- A massive appreciation for Disney and other animated movies. I cried at Big Hero 6. In the theater. I wept along with my 2 year old who threw out his arms toward the big screen and yelled “NOOOOO!” And you guys, everyone in the world can sing “Let it Go.” Everyone in the world. And if you have a female in your home, you own at least 25 different “Frozen” memorabilia. My Mom rented the movie for one of our visits, and was like “what is the big deal with these songs? I mean, they’re pretty good, but c’mon.” She later prepared dinner while singing “Let it go,” the entire time. Verbatim.
- Appreciation for abstract art. “Wow, buddy! That’s amazing! Tell me about it.” That was a learned line. Because if I had actually spoken out loud what I believed it clearly was (a bicycle), things could have been awkward when I learned that it was in fact, his room. And a self-portrait with spiky hair. Oh, and the booby trap he had set up that would send the intruder down a loopy water slide and into crystal blue water (lucky intruder).
- An open mind to what constitutes a canvas. Continuing with the art theme, (winter is just ending, we have spent millions in art supplies), we did a crazy fun thing and purchased window markers. Made ONLY for windows. You guys, we spend all this time teaching them to color on the special paper we buy them, and set their station up with all kinds of protection in order to preserve our “non-canvas” things, and then we basically hand them window markers and tell them the rules are off. At first they look at you like, seriously?! And you feel like the coolest parent ever because they are laughing hysterically as they create some abstract art on the sliding glass door to your backyard. But before you get too comfortable in that cape, look behind you in 10 seconds. Just do it. And have your carpet cleaner somewhere handy. We actually don’t freak out anymore when our kids get a little paint on our dark wood dining room table. Because it was $75 on Craigslist and whatever. (Actually, not owning nice things for about 10 years or more should probably be another point). Roman once took a pen to our living room walls. After establishing that it, in fact, wasn’t his 11 month old brother, I handed him some wet wipes (which are useful for freaking everything) and gave him a chance to “clean it up.” A few minutes later, I walked downstairs to find him tearing them into strips and attempting to stick them to the walls — so Dad wouldn’t see the mess. Because of course, Dad will never notice soppy wet wipes clinging to the walls. In case you’re wondering, the pen marks are still there. It has been a year. We don’t have time. One glass of wine and I stop caring.

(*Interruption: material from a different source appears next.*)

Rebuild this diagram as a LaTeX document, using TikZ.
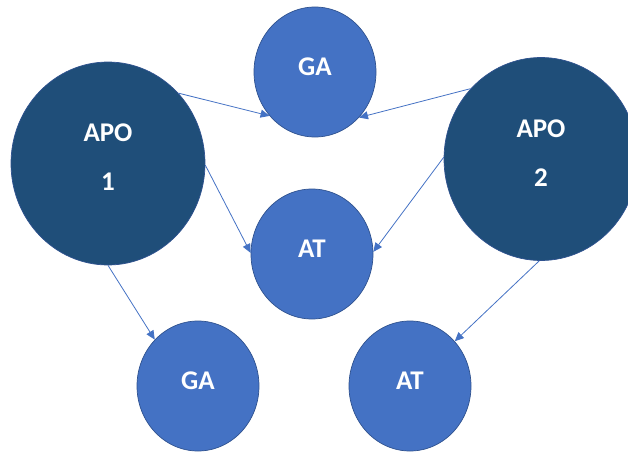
\documentclass[tikz,border=0pt]{standalone}
\usepackage{fontspec}
\setmainfont{Carlito}
\usetikzlibrary{arrows.meta,shapes.geometric}
\definecolor{apoblue}{HTML}{1F4E79}
\definecolor{geneblue}{HTML}{4472C4}
\definecolor{rimblue}{HTML}{2F528F}
\tikzset{>={Triangle[length=9pt,width=8pt]}}
\tikzset{
    apo/.style={ellipse,draw=rimblue,fill=apoblue,line width=0.7pt,minimum width=194pt,minimum height=203pt,
        inner sep=0pt,text=white,align=center,font=\fontsize{27}{49}\selectfont\bfseries,text depth=12pt},
    gene/.style={ellipse,draw=rimblue,fill=geneblue,line width=0.7pt,minimum width=122pt,minimum height=130pt,
        inner sep=0pt,text=white,font=\fontsize{27}{32}\selectfont\bfseries,text depth=10pt},
    link/.style={draw=geneblue,line width=0.8pt,->},
}
\begin{document}
\begin{tikzpicture}[x=1pt,y=-1pt]
    \useasboundingbox (0,0) rectangle (628,452);
    \node[apo] (apo1) at (108,163.5) {APO\\1};
    \node[apo] (apo2) at (541,159) {APO\\2};
    \node[gene] (ga1) at (315,72) {GA};
    \node[gene] (at1) at (312,254) {AT};
    \node[gene] (ga2) at (198,386) {GA};
    \node[gene] (at2) at (410,386) {AT};

    \draw[link] (apo1.45) -- (ga1.224);
    \draw[link] (apo1.-1) -- (at1.179);
    \draw[link] (apo1.-90) -- (ga2.133);
    \draw[link] (apo2.135) -- (ga1.314);
    \draw[link] (apo2.179) -- (at1.2);
    \draw[link] (apo2.269) -- (at2.45);
\end{tikzpicture}
\end{document}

- Handling brutal honesty gracefully. I did the coolest dance to “I like to move it” in the kitchen while my kids ate their breakfast the other day. “You are weird.” I caught my breath, stopped dancing, sat down and ate my cereal. A few hours later… “Hey sweetie.” He stops, looks at me sweetly, then ruins it with: “Mom, do you have a baby in your belly?” “Uh…nope.” And then speechless. Because it would do not good to remind him that multiple children lived there for 9 months at a time, and I am working on it. Graceful. Welp, guess those hershey kisses will live to see another day… But the honesty is not reserved just for family members. No, every outing is a chance at
complete humiliation adventure. And it’s karma, because we did this to our parents. While awaiting the bagging of her groceries my Mom suddenly hears my brother’s sweet voice pose the question: “do you have a penis?” Apparently uncertain as to the gender of the cashier. Simon Cowell should take lessons from preschoolers. Although “that was terrible,” actually can be offered with no disdain whatsoever when you are under 5. It’s remarkable.
- Unparalleled ability to surprise and delight. Needing a confidence boost? Make french toast. Itching for some happy giggles? Hand them the dusting mitt. Want to feel hilarious? Tell a knock-knock joke. (Just don’t repeat it expecting the same peals of laughter from your peers. It a downer, and you’ll confirm you’re a little crazy). Back to awesomeness. Who else screams with excitement because you. are. going. TO THE CHILDREN’S MUSEUM?!” These are confidence builders that we will absolutely need to get us through the preteen years. It’s God’s gift. Once, after an unexpected rager of a night (thank you albuterol, aka: legal speed) I calmly agreed to allow my littles the enormous gift of a movie on a Tuesday. You would think I was Princess Elsa herself. As he ran over to the chair I had collapsed in to offer a ginormous bear hug he simultaneously screamed, “YOU ARE THE BEST MOMMY IN THE WHOLE WORD! I LOVE YOU! I LOVE YOU! THANK YOU, MOOOMMMMY!” You are welcome. I am suddenly feeling awesome. Please say the exact same thing, the exact same way when I send you to college, or give you the privilege of getting a summer job. Now please don’t pick Big Hero 6 or Cruz and I might cry.